Ensuite, des mesures ont été prises pour le rétablissement de certains éléments de motivation du personnel telle que la prime de productivité. Les conditions de travail ont été améliorées grâce à l'aménagement et à l'équipement des bureaux, à l'acquisition du matériel de travail pour les stations de traitement, au renforcement du parc informatique et du parc automobile.
Un accent particulier a également été mis sur le volet formation à travers l'octroi des stages de formation continue et des séminaires de remise à niveau tant sur le plan national qu'à l'étranger.
Enfin, des mesures ont été engagées sur le plan de la carrière visant à assainir le fichier du personnel à travers un examen minutieux des problèmes d'avancement et de reclassement ; Cet ensemble de mesures a permis aujourd'hui de redonner confiance au personnel, en attendant l'aboutissement du processus de privatisation.

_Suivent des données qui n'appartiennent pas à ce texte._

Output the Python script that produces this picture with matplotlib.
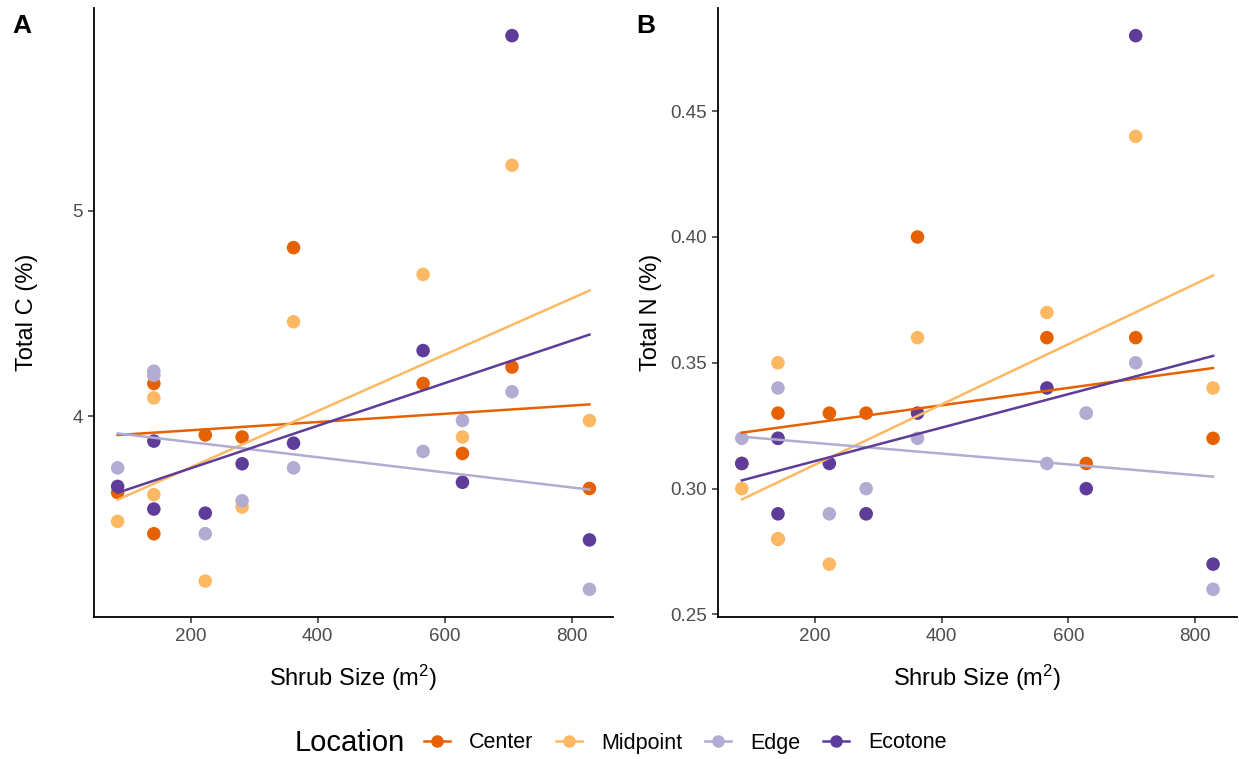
import numpy as np
import matplotlib
matplotlib.use("Agg")
import matplotlib.pyplot as plt
from matplotlib.lines import Line2D

plt.rcParams['font.family'] = ['Liberation Sans', 'DejaVu Sans']
plt.rcParams['mathtext.fontset'] = 'custom'
plt.rcParams['mathtext.rm'] = 'Liberation Sans'
plt.rcParams['mathtext.it'] = 'Liberation Sans:italic'

locations = ["Center", "Midpoint", "Edge", "Ecotone"]
colors = {"Center": "#E66101", "Midpoint": "#FDB863",
          "Edge": "#B2ABD2", "Ecotone": "#5E3C99"}

shrub_size = [85, 142, 142, 223, 281, 362, 566, 628, 706, 828]  # m2

total_c = {"Center":   [3.63, 4.16, 3.43, 3.91, 3.90, 4.82, 4.16, 3.82, 4.24, 3.65],
           "Midpoint": [3.49, 4.09, 3.62, 3.20, 3.56, 4.46, 4.69, 3.90, 5.22, 3.98],
           "Edge":     [3.75, 4.22, 4.20, 3.43, 3.59, 3.75, 3.83, 3.98, 4.12, 3.16],
           "Ecotone":  [3.66, 3.88, 3.55, 3.53, 3.77, 3.87, 4.32, 3.68, 5.85, 3.40],
           }  # %
total_n = {"Center":   [0.31, 0.33, 0.28, 0.33, 0.33, 0.40, 0.36, 0.31, 0.36, 0.32],
           "Midpoint": [0.30, 0.35, 0.28, 0.27, 0.29, 0.36, 0.37, 0.33, 0.44, 0.34],
           "Edge":     [0.32, 0.34, 0.32, 0.29, 0.30, 0.32, 0.31, 0.33, 0.35, 0.26],
           "Ecotone":  [0.31, 0.32, 0.29, 0.31, 0.29, 0.33, 0.34, 0.30, 0.48, 0.27],
           }  # %

x_ticks = [200, 400, 600, 800]
c_ticks = [4, 5]
n_ticks = [0.25, 0.30, 0.35, 0.40, 0.45]


def expand(vals, frac=0.05):
    lo, hi = min(vals), max(vals)
    pad = (hi - lo) * frac
    return lo - pad, hi + pad


def panel(ax, data, yticks, ylabel, fmt, tag):
    x = np.array(shrub_size, dtype=float)
    for loc in locations:
        ax.scatter(x, data[loc], s=95, color=colors[loc], edgecolors='none', zorder=2)
    for loc in locations:
        a, b = np.polyfit(x, data[loc], 1)
        xs = np.array([x.min(), x.max()])
        ax.plot(xs, a * xs + b, color=colors[loc], lw=1.8, zorder=3)
    allv = [v for loc in locations for v in data[loc]]
    ax.set_xlim(expand(shrub_size))
    ax.set_ylim(expand(allv))
    ax.set_xticks(x_ticks)
    ax.set_yticks(yticks)
    ax.set_yticklabels([fmt.format(t) for t in yticks])
    ax.spines[['top', 'right']].set_visible(False)
    for s in ['left', 'bottom']:
        ax.spines[s].set_linewidth(1.3)
        ax.spines[s].set_color('black')
    ax.tick_params(length=4, width=1.1, color='#333333', labelsize=13.5,
                   labelcolor='#4D4D4D', pad=4)
    ax.set_xlabel("Shrub Size (m$^2$)", fontsize=17, labelpad=13)
    ax.set_ylabel(ylabel, fontsize=17, va='center')
    ax.yaxis.set_label_coords(-0.129, 0.5)
    ax.text(-0.158, 0.99, tag, transform=ax.transAxes, fontsize=19,
            fontweight='bold', va='top', ha='left')


fig = plt.figure(figsize=(12.39, 7.59), dpi=100)
ax1 = fig.add_axes([0.0759, 0.1871, 0.4189, 0.8024])
ax2 = fig.add_axes([0.5797, 0.1871, 0.4184, 0.8024])
panel(ax1, total_c, c_ticks, "Total C (%)", "{:g}", "A")
panel(ax2, total_n, n_ticks, "Total N (%)", "{:.2f}", "B")

handles = [Line2D([0], [0], color=colors[loc], lw=1.8, marker='o', markersize=8)
           for loc in locations]
fig.text(295 / 1239, 16 / 759, "Location", fontsize=21, va='center', ha='left')
fig.legend(handles, locations, loc='center left', bbox_to_anchor=(424 / 1239, 16 / 759),
           ncol=4, frameon=False, fontsize=15.5, handlelength=1.2, handletextpad=0.9,
           columnspacing=1.05, borderaxespad=0, borderpad=0)

fig.savefig("out.png", dpi=100)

Question : Au niveau des comptes de la Snec, on a remarqué à votre arrivée, un endettement colossal. Quelle est la situation aujourd'hui ?
La situation de la dette de la Snec s'est nettement améliorée au cours de ces deux (02) dernières années, avec le règlement des engagements financiers vis-à-vis du personnel, des fournisseurs, de Camtel du fisc, etc. La Snec a pu s'acquitter de ces dettes grâce à la rationalisation des dépenses, à l'accroissement des recettes du fait de la sécurisation des encaissements et de l'amélioration de la production, suite aux travaux de réhabilitation de
l'outil de production.
En revanche, les créances de la Snec vis-à-vis de sa clientèle, personnes morales et physiques, publiques et privées, sont évaluées à près de vingt trois (23) milliards de Fcfa. Une campagne de recouvrement de ces créances a été lancée et la Snec compte sur le sens civique des consommateurs pour lui donner les moyens d'améliorer ses prestations.
Question : Quant au patrimoine de la compagnie publique, où en est-on avec l'évaluation pré privatisation ?
Plusieurs audits du patrimoine de la Snec ont été réalisés pour déterminer la valeur des biens meubles et immeubles de la société. A ce jour, la Snec dispose des données comptables et techniques lui permettant d'avoir une meilleure connaissance du patrimoine ainsi que sa valeur.